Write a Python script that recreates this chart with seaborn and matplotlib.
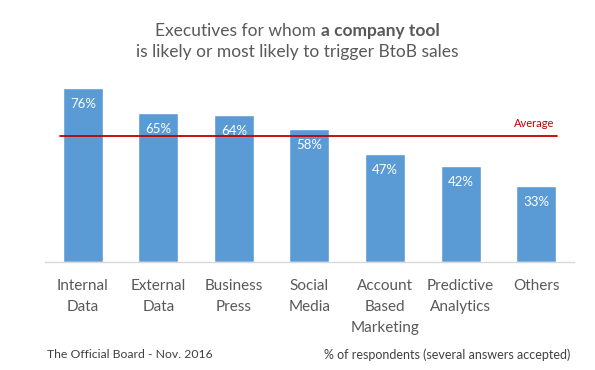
import matplotlib
matplotlib.use("Agg")
import matplotlib.pyplot as plt
import seaborn as sns
import pandas as pd

categories = ["Internal\nData", "External\nData", "Business\nPress", "Social\nMedia",
              "Account\nBased\nMarketing", "Predictive\nAnalytics", "Others"]
values = [76, 65, 64, 58, 47, 42, 33]
average = 55

sns.set_theme(style="white")
plt.rcParams['font.family'] = ['Lato', 'DejaVu Sans']

df = pd.DataFrame({"cat": categories, "val": values})

fig = plt.figure(figsize=(5.95, 3.70), dpi=100)
ax = fig.add_axes([0.0756, 0.292, 0.889, 0.495])
sns.barplot(data=df, x="cat", y="val", color="#5B9BD5", width=0.53, saturation=1, ax=ax)
ax.set_ylim(0, 80)
ax.set_xlim(-0.5, len(categories) - 0.5)
ax.set_xlabel("")
ax.set_ylabel("")
ax.set_yticks([])
for s in ["top", "right", "left"]:
    ax.spines[s].set_visible(False)
ax.spines["bottom"].set_color("#D9D9D9")
ax.spines["bottom"].set_linewidth(1)
ax.tick_params(axis="x", length=0, pad=12.5, labelsize=11, labelcolor="#595959")
for lab in ax.get_xticklabels():
    lab.set_linespacing(1.6)

for i, v in enumerate(values):
    ax.annotate(f"{v}%", (i, v), xytext=(0, -7), textcoords="offset points",
                ha="center", va="top", color="white", fontsize=9.5)

ax.axhline(average, xmin=0.028, xmax=0.968, color="#C00000", lw=1.3)
ax.annotate("Average", (0.968, average), xycoords=("axes fraction", "data"),
            xytext=(-2, 5), textcoords="offset points", ha="right", va="bottom",
            color="#C00000", fontsize=8)

# Title with bold part
fig.canvas.draw()
r = fig.canvas.get_renderer()
t1 = fig.text(0, 0, "Executives for whom ", fontsize=12.5, color="#595959")
t2 = fig.text(0, 0, "a company tool", fontsize=12.5, color="#595959", fontweight="bold")
w1 = t1.get_window_extent(r).width
w2 = t2.get_window_extent(r).width
W = fig.bbox.width
x0 = (W - w1 - w2) / 2
y1 = 1 - 36 / 370
t1.set_position((x0 / W, y1))
t2.set_position(((x0 + w1) / W, y1))
t1.set_va("baseline"); t2.set_va("baseline")
fig.text(0.5, 1 - 57 / 370, "is likely or most likely to trigger BtoB sales",
         ha="center", va="baseline", fontsize=12.5, color="#595959")

fig.text(47 / 595, 1 - 355 / 370, "The Official Board - Nov. 2016", ha="left",
         va="center", fontsize=8.8, color="#404040")
fig.text(570 / 595, 1 - 355 / 370, "% of respondents (several answers accepted)",
         ha="right", va="center", fontsize=9, color="#404040")

fig.savefig("out.png", dpi=100, facecolor="white")
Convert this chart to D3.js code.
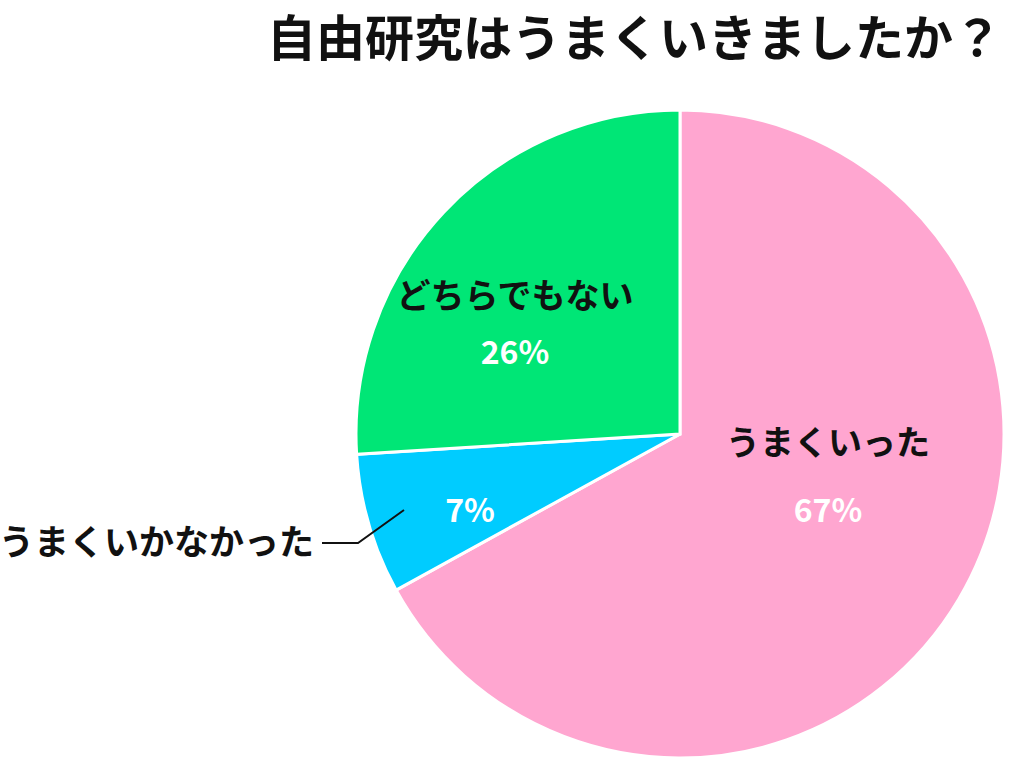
<!DOCTYPE html>
<html><head><meta charset="utf-8">
<script src="https://cdn.jsdelivr.net/npm/d3@7"></script>
<style>body{margin:0;background:#fff}text{font-family:"Noto Sans CJK JP","Noto Sans",sans-serif;font-weight:700}</style>
</head><body><svg id="c" width="1029" height="771"></svg>
<script>
const categories=["うまくいった","うまくいかなかった","どちらでもない"];
const values=[67,7,26];
const colors=["#ffa6d0","#00ccff","#00e676"];
const svg=d3.select("#c");
svg.append("text").attr("x",1002).attr("y",56).attr("text-anchor","end").attr("font-size",49).attr("fill","#111").text("自由研究はうまくいきましたか？");
const cx=680,cy=434,r=324;
const g=svg.append("g").attr("transform",`translate(${cx},${cy})`);
const pie=d3.pie().sort(null).value(d=>d)(values);
const arc=d3.arc().innerRadius(0).outerRadius(r);
g.selectAll("path").data(pie).join("path").attr("d",arc).attr("fill",(d,i)=>colors[i]).attr("stroke","#fff").attr("stroke-width",3);
const lab=[{i:0,x:148,y:455,py:510},{i:2,x:-165,y:308,py:352},{i:1,x:-210,y:null,py:510}];
lab.forEach(l=>{
  if(l.y!==null) g.append("text").attr("x",l.x).attr("y",l.y-cy).attr("text-anchor","middle").attr("font-size",34).attr("fill","#111").text(categories[l.i]);
  g.append("text").attr("x",l.x).attr("y",l.py+12-cy).attr("text-anchor","middle").attr("font-size",32).attr("fill","#fff").text(values[l.i]+"%");
});
svg.append("text").attr("x",314).attr("y",555).attr("text-anchor","end").attr("font-size",35).attr("fill","#111").text(categories[1]);
svg.append("polyline").attr("points","322,543 358,543 404,510").attr("fill","none").attr("stroke","#111").attr("stroke-width",2);
</script></body></html>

----------

**Description of the task:**
Which lines include the word "matplotlib"? List them all.

**Answer to the task:**
Write a Python script that recreates this chart with seaborn and matplotlib.
import matplotlib
matplotlib.use("Agg")
import matplotlib.pyplot as plt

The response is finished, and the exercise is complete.